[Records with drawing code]
....................

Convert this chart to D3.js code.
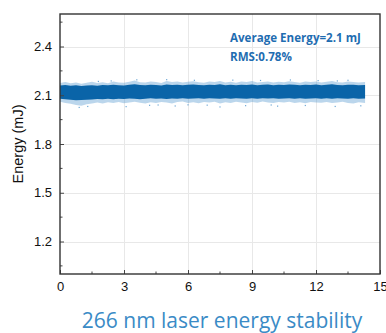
<!DOCTYPE html>
<html>
<head>
<meta charset="utf-8">
<script src="https://cdn.jsdelivr.net/npm/d3@7"></script>
<style>
  html, body { margin: 0; padding: 0; background: #fff; }
  svg { display: block; }
</style>
</head>
<body>
<svg id="chart" width="386" height="333"></svg>
<script>
// Measurement time (h) at which the band envelope was sampled
const timeH = [0,0.25,0.5,0.75,1,1.25,1.5,1.75,2,2.25,2.5,2.75,3,3.25,3.5,3.75,4,4.25,4.5,4.75,
  5,5.25,5.5,5.75,6,6.25,6.5,6.75,7,7.25,7.5,7.75,8,8.25,8.5,8.75,9,9.25,9.5,9.75,
  10,10.25,10.5,10.75,11,11.25,11.5,11.75,12,12.25,12.5,12.75,13,13.25,13.5,13.75,14,14.3];

// Dense core of the pulse-energy cloud (mJ)
const coreHigh = [2.160,2.163,2.158,2.161,2.157,2.160,2.162,2.159,2.163,2.161,
  2.165,2.162,2.160,2.164,2.167,2.163,2.161,2.165,2.163,2.160,
  2.166,2.163,2.165,2.161,2.164,2.166,2.163,2.161,2.165,2.163,
  2.167,2.162,2.164,2.161,2.165,2.163,2.166,2.162,2.164,2.166,
  2.162,2.165,2.163,2.166,2.164,2.161,2.165,2.163,2.166,2.162,
  2.164,2.167,2.163,2.161,2.165,2.164,2.162,2.163];
const coreLow = [2.078,2.075,2.072,2.070,2.071,2.073,2.074,2.077,2.075,2.078,
  2.076,2.079,2.077,2.080,2.078,2.076,2.079,2.081,2.078,2.080,
  2.077,2.080,2.079,2.082,2.078,2.080,2.081,2.079,2.082,2.080,
  2.078,2.081,2.079,2.082,2.080,2.078,2.081,2.079,2.082,2.080,
  2.081,2.078,2.080,2.082,2.079,2.081,2.078,2.080,2.082,2.079,
  2.081,2.079,2.082,2.080,2.078,2.081,2.079,2.080];

// Sparse fringe of the cloud (mJ)
const fringeHigh = [2.176,2.181,2.174,2.179,2.171,2.177,2.183,2.175,2.180,2.174,
  2.184,2.179,2.177,2.183,2.191,2.180,2.178,2.185,2.182,2.176,
  2.187,2.181,2.184,2.178,2.183,2.186,2.180,2.177,2.185,2.182,
  2.188,2.179,2.183,2.177,2.184,2.181,2.187,2.179,2.182,2.185,
  2.178,2.183,2.180,2.186,2.182,2.177,2.184,2.181,2.185,2.179,
  2.183,2.187,2.180,2.178,2.184,2.182,2.179,2.181];
const fringeLow = [2.060,2.052,2.047,2.040,2.036,2.044,2.049,2.055,2.050,2.057,
  2.053,2.058,2.051,2.056,2.060,2.054,2.049,2.057,2.052,2.059,
  2.055,2.050,2.058,2.061,2.053,2.057,2.051,2.059,2.055,2.060,
  2.049,2.057,2.053,2.060,2.056,2.051,2.058,2.054,2.061,2.055,
  2.052,2.058,2.055,2.060,2.053,2.057,2.051,2.059,2.056,2.054,
  2.058,2.052,2.056,2.060,2.053,2.049,2.057,2.052];

// Isolated outlying pulses: [time h, energy mJ]
const outliers = [[0.9,2.025],[1.3,2.031],[1.8,2.185],[2.4,2.188],[3.1,2.030],[3.6,2.195],
  [4.2,2.038],[4.6,2.040],[5.0,2.196],[5.4,2.034],[6.0,2.041],[6.3,2.192],[6.9,2.039],
  [7.5,2.028],[8.1,2.193],[8.7,2.036],[9.4,2.191],[9.9,2.040],[10.2,2.033],[10.8,2.194],
  [11.5,2.037],[12.1,2.190],[12.9,2.031],[13.0,2.188],[13.5,2.192],[14.1,2.035]];

const xTicks = [0, 3, 6, 9, 12, 15];
const xMinor = [1.5, 4.5, 7.5, 10.5, 13.5];
const yTicks = [1.2, 1.5, 1.8, 2.1, 2.4];
const yMinor = [1.05, 1.35, 1.65, 1.95, 2.25, 2.55];

const averageEnergy = 2.1;
const rmsPercent = 0.78;

const plot = { left: 60, right: 380, top: 14, bottom: 274 };
const svg = d3.select("#chart");

const x = d3.scaleLinear().domain([0, 15]).range([plot.left, plot.right]);
const y = d3.scaleLinear().domain([1.0, 2.6]).range([plot.bottom, plot.top]);

// grid
const grid = svg.append("g").attr("stroke", "#e8e8e8").attr("stroke-width", 1);
grid.selectAll(".gx").data(xTicks.filter(d => d > 0 && d < 15)).join("line")
  .attr("x1", d => Math.round(x(d)) + 0.5).attr("x2", d => Math.round(x(d)) + 0.5)
  .attr("y1", plot.top).attr("y2", plot.bottom);
grid.selectAll(".gy").data(yTicks).join("line")
  .attr("y1", d => Math.round(y(d)) + 0.5).attr("y2", d => Math.round(y(d)) + 0.5)
  .attr("x1", plot.left).attr("x2", plot.right);

// energy cloud
const idx = d3.range(timeH.length);
const fringe = d3.area().x(i => x(timeH[i])).y0(i => y(fringeLow[i])).y1(i => y(fringeHigh[i]));
const core = d3.area().x(i => x(timeH[i])).y0(i => y(coreLow[i])).y1(i => y(coreHigh[i]));

svg.append("path").datum(idx).attr("d", fringe)
  .attr("fill", "#5599d0").attr("fill-opacity", 0.4);
svg.append("path").datum(idx).attr("d", core)
  .attr("fill", "#0a64a8");
svg.append("g").selectAll("rect").data(outliers).join("rect")
  .attr("x", d => x(d[0]) - 0.6).attr("y", d => y(d[1]) - 0.6)
  .attr("width", 1.2).attr("height", 1.2)
  .attr("fill", "#4a92cc").attr("fill-opacity", 0.8);

// axes
const fontAxis = "'Liberation Sans', Arial, sans-serif";
const xAxis = d3.axisBottom(x).tickValues(xTicks).tickSizeInner(-4).tickSizeOuter(0).tickPadding(8)
  .tickFormat(d3.format("d"));
const gx = svg.append("g").attr("transform", `translate(0,${plot.bottom})`).call(xAxis);
gx.select(".domain").remove();
gx.selectAll(".tick line").attr("stroke", "#444");
gx.selectAll(".tick text").attr("font-family", fontAxis).attr("font-size", 13).attr("fill", "#111");
svg.append("g").selectAll("line").data(xMinor).join("line")
  .attr("x1", d => x(d)).attr("x2", d => x(d))
  .attr("y1", plot.bottom).attr("y2", plot.bottom - 2.5).attr("stroke", "#444");

const yAxis = d3.axisLeft(y).tickValues(yTicks).tickSizeInner(-4).tickSizeOuter(0).tickPadding(8)
  .tickFormat(d3.format(".1f"));
const gy = svg.append("g").attr("transform", `translate(${plot.left},0)`).call(yAxis);
gy.select(".domain").remove();
gy.selectAll(".tick line").attr("stroke", "#444");
gy.selectAll(".tick text").attr("font-family", fontAxis).attr("font-size", 13).attr("fill", "#111");
svg.append("g").selectAll("line").data(yMinor).join("line")
  .attr("y1", d => y(d)).attr("y2", d => y(d))
  .attr("x1", plot.left).attr("x2", plot.left + 2.5).attr("stroke", "#444");

// frame
svg.append("rect")
  .attr("x", plot.left).attr("y", plot.top)
  .attr("width", plot.right - plot.left).attr("height", plot.bottom - plot.top)
  .attr("fill", "none").attr("stroke", "#333").attr("stroke-width", 1.4);

// y axis title
svg.append("text")
  .attr("transform", `translate(23,${(plot.top + plot.bottom) / 2}) rotate(-90)`)
  .attr("text-anchor", "middle")
  .attr("font-family", fontAxis).attr("font-size", 14.5).attr("fill", "#111")
  .text("Energy (mJ)");

// annotation
const note = svg.append("g").attr("font-family", "'Open Sans', 'Noto Sans', sans-serif")
  .attr("font-weight", 700).attr("font-size", 11.6).attr("fill", "#1f6db1");
note.append("text").attr("x", 230).attr("y", 42).text(`Average Energy=${averageEnergy} mJ`);
note.append("text").attr("x", 230).attr("y", 61).text(`RMS:${rmsPercent}%`);

// caption
svg.append("text")
  .attr("x", 222).attr("y", 328)
  .attr("text-anchor", "middle")
  .attr("font-family", "'Open Sans', 'Noto Sans', sans-serif")
  .attr("font-size", 21).attr("fill", "#3a8bc6")
  .text("266 nm laser energy stability");
</script>
</body>
</html>
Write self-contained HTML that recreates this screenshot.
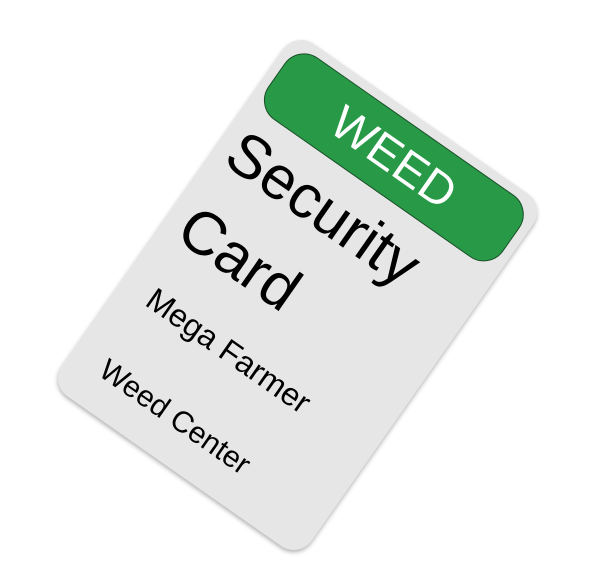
<!DOCTYPE html>
<html>
<head>
<meta charset="utf-8">
<style>
  html,body{margin:0;padding:0;background:#fff;width:600px;height:582px;overflow:hidden;}
  #card{position:absolute;width:305px;height:430px;left:145px;top:80px;
    transform:rotate(35deg);transform-origin:50% 50%;
    background:#e6e6e6;border-radius:22px;
    box-shadow:1px 2px 4px rgba(0,0,0,0.3);
    font-family:"Liberation Sans","DejaVu Sans",sans-serif;}
  #header{position:absolute;left:9px;right:9px;top:9px;height:74px;
    background:#289a47;border:1.5px solid #1a4f28;border-radius:24px;
    color:#fff;font-size:47px;text-align:center;line-height:74px;}
  .t{position:absolute;color:#000;white-space:nowrap;line-height:1;}
</style>
</head>
<body>
<div id="card">
  <div id="header">WEED</div>
  <div class="t" style="left:14px;top:99px;font-size:61px;">Security</div>
  <div class="t" style="left:18px;top:188px;font-size:61px;">Card</div>
  <div class="t" style="left:32px;top:284px;font-size:32px;">Mega Farmer</div>
  <div class="t" style="left:34px;top:371px;font-size:30px;">Weed Center</div>
</div>
</body>
</html>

....................

**Task brief**
Show each line of the data that contains the string "chart".

**Solution**
Convert this chart to D3.js code.
<svg id="chart" width="386" height="333"></svg>
const svg = d3.select("#chart");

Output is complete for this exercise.